• **REQUIRED TASK**:
Copy out each line exactly; pictures stay out of the copy.

— START OF STORED DATA —

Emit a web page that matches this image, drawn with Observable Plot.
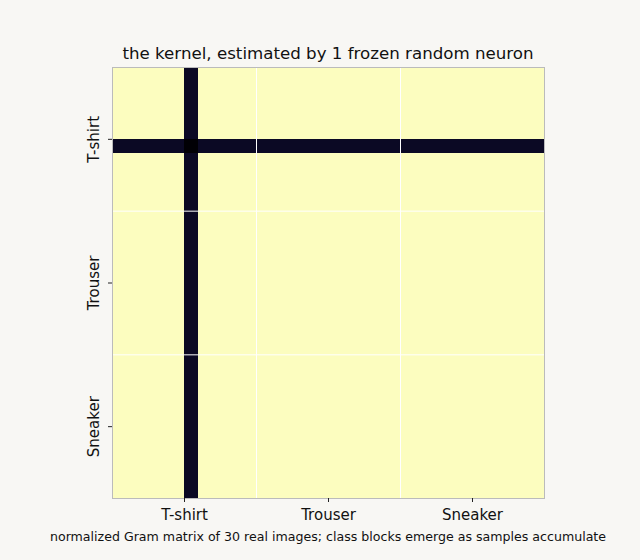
<!DOCTYPE html>
<html>
<head>
<meta charset="utf-8">
<script src="https://cdn.jsdelivr.net/npm/d3@7"></script>
<script src="https://cdn.jsdelivr.net/npm/@observablehq/plot@0.6"></script>
<style>
  html, body { margin: 0; padding: 0; background: #f8f7f4; }
  #wrap { position: relative; width: 640px; height: 560px; font-family: "DejaVu Sans", sans-serif; color: #111; }
  #title { position: absolute; left: 0; width: 656px; top: 46px; text-align: center; font-size: 16.67px; line-height: 1; }
  #caption { position: absolute; left: 0; width: 656px; top: 531px; text-align: center; font-size: 12.6px; line-height: 1; }
  #chart { position: absolute; left: 0; top: 0; }
</style>
</head>
<body>
<div id="wrap">
  <div id="chart"></div>
  <div id="title">the kernel, estimated by 1 frozen random neuron</div>
  <div id="caption">normalized Gram matrix of 30 real images; class blocks emerge as samples accumulate</div>
</div>
<script>
// 30 images: 10 per class, in order
const classes = ["T-shirt", "Trouser", "Sneaker"];
const classTicks = [5, 15, 25];
const classBoundaries = [10, 20];
// normalized response of the single frozen random neuron per image
const neuronResponse = [
  1, 1, 1, 1, 1, 0.07, 1, 1, 1, 1,
  1, 1, 1, 1, 1, 1, 1, 1, 1, 1,
  1, 1, 1, 1, 1, 1, 1, 1, 1, 1
];

const cells = [];
neuronResponse.forEach((a, i) => {
  neuronResponse.forEach((b, j) => {
    cells.push({row: i, col: j, k: a * b});
  });
});

const plot = Plot.plot({
  width: 640,
  height: 560,
  marginLeft: 112,
  marginRight: 96,
  marginTop: 67,
  marginBottom: 62,
  style: {background: "transparent", fontFamily: "DejaVu Sans, sans-serif", fontSize: "15px", color: "#111"},
  x: {domain: [0, 30], axis: null},
  y: {domain: [0, 30], reverse: true, axis: null},
  color: {type: "linear", scheme: "magma", domain: [0, 1]},
  marks: [
    Plot.rect(cells, {x1: "col", x2: d => d.col + 1, y1: "row", y2: d => d.row + 1, fill: "k", inset: 0, shapeRendering: "crispEdges"}),
    Plot.ruleX(classBoundaries, {stroke: "white", strokeWidth: 1}),
    Plot.ruleY(classBoundaries, {stroke: "white", strokeWidth: 1}),
    Plot.frame({stroke: "#bbbbbb", strokeWidth: 1}),
    Plot.axisX(classTicks, {anchor: "bottom", tickSize: 4, tickPadding: 7, fontSize: 15, tickFormat: (d, i) => classes[i], stroke: "#222", fill: "#111", label: null}),
    Plot.axisY(classTicks, {anchor: "left", tickSize: 4, tickPadding: 10, fontSize: 15, tickRotate: -90, tickFormat: (d, i) => classes[i], stroke: "#222", fill: "#111", label: null})
  ]
});
document.getElementById("chart").appendChild(plot);
</script>
</body>
</html>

— END OF STORED DATA —

• **SOLUTION FOR THIS EXERCISE**:
Emit a web page that matches this image, drawn with Observable Plot.
<!DOCTYPE html>
<html>
<head>
<meta charset="utf-8">
<script src="https://cdn.jsdelivr.net/npm/d3@7"></script>
<script src="https://cdn.jsdelivr.net/npm/@observablehq/plot@0.6"></script>
<style>
  html, body { margin: 0; padding: 0; background: #f8f7f4; }
  #wrap { position: relative; width: 640px; height: 560px; font-family: "DejaVu Sans", sans-serif; color: #111; }
  #title { position: absolute; left: 0; width: 656px; top: 46px; text-align: center; font-size: 16.67px; line-height: 1; }
  #caption { position: absolute; left: 0; width: 656px; top: 531px; text-align: center; font-size: 12.6px; line-height: 1; }
  #chart { position: absolute; left: 0; top: 0; }
</style>
</head>
<body>
<div id="wrap">
  <div id="chart"></div>
  <div id="title">the kernel, estimated by 1 frozen random neuron</div>
  <div id="caption">normalized Gram matrix of 30 real images; class blocks emerge as samples accumulate</div>
</div>
<script>
// 30 images: 10 per class, in order
const classes = ["T-shirt", "Trouser", "Sneaker"];
const classTicks = [5, 15, 25];
const classBoundaries = [10, 20];
// normalized response of the single frozen random neuron per image
const neuronResponse = [
  1, 1, 1, 1, 1, 0.07, 1, 1, 1, 1,
  1, 1, 1, 1, 1, 1, 1, 1, 1, 1,
  1, 1, 1, 1, 1, 1, 1, 1, 1, 1
];

const cells = [];
neuronResponse.forEach((a, i) => {
  neuronResponse.forEach((b, j) => {
    cells.push({row: i, col: j, k: a * b});
  });
});

const plot = Plot.plot({
  width: 640,
  height: 560,
  marginLeft: 112,
  marginRight: 96,
  marginTop: 67,
  marginBottom: 62,
  style: {background: "transparent", fontFamily: "DejaVu Sans, sans-serif", fontSize: "15px", color: "#111"},
  x: {domain: [0, 30], axis: null},
  y: {domain: [0, 30], reverse: true, axis: null},
  color: {type: "linear", scheme: "magma", domain: [0, 1]},
  marks: [
    Plot.rect(cells, {x1: "col", x2: d => d.col + 1, y1: "row", y2: d => d.row + 1, fill: "k", inset: 0, shapeRendering: "crispEdges"}),
    Plot.ruleX(classBoundaries, {stroke: "white", strokeWidth: 1}),
    Plot.ruleY(classBoundaries, {stroke: "white", strokeWidth: 1}),
    Plot.frame({stroke: "#bbbbbb", strokeWidth: 1}),
    Plot.axisX(classTicks, {anchor: "bottom", tickSize: 4, tickPadding: 7, fontSize: 15, tickFormat: (d, i) => classes[i], stroke: "#222", fill: "#111", label: null}),
    Plot.axisY(classTicks, {anchor: "left", tickSize: 4, tickPadding: 10, fontSize: 15, tickRotate: -90, tickFormat: (d, i) => classes[i], stroke: "#222", fill: "#111", label: null})
  ]
});
document.getElementById("chart").appendChild(plot);
</script>
</body>
</html>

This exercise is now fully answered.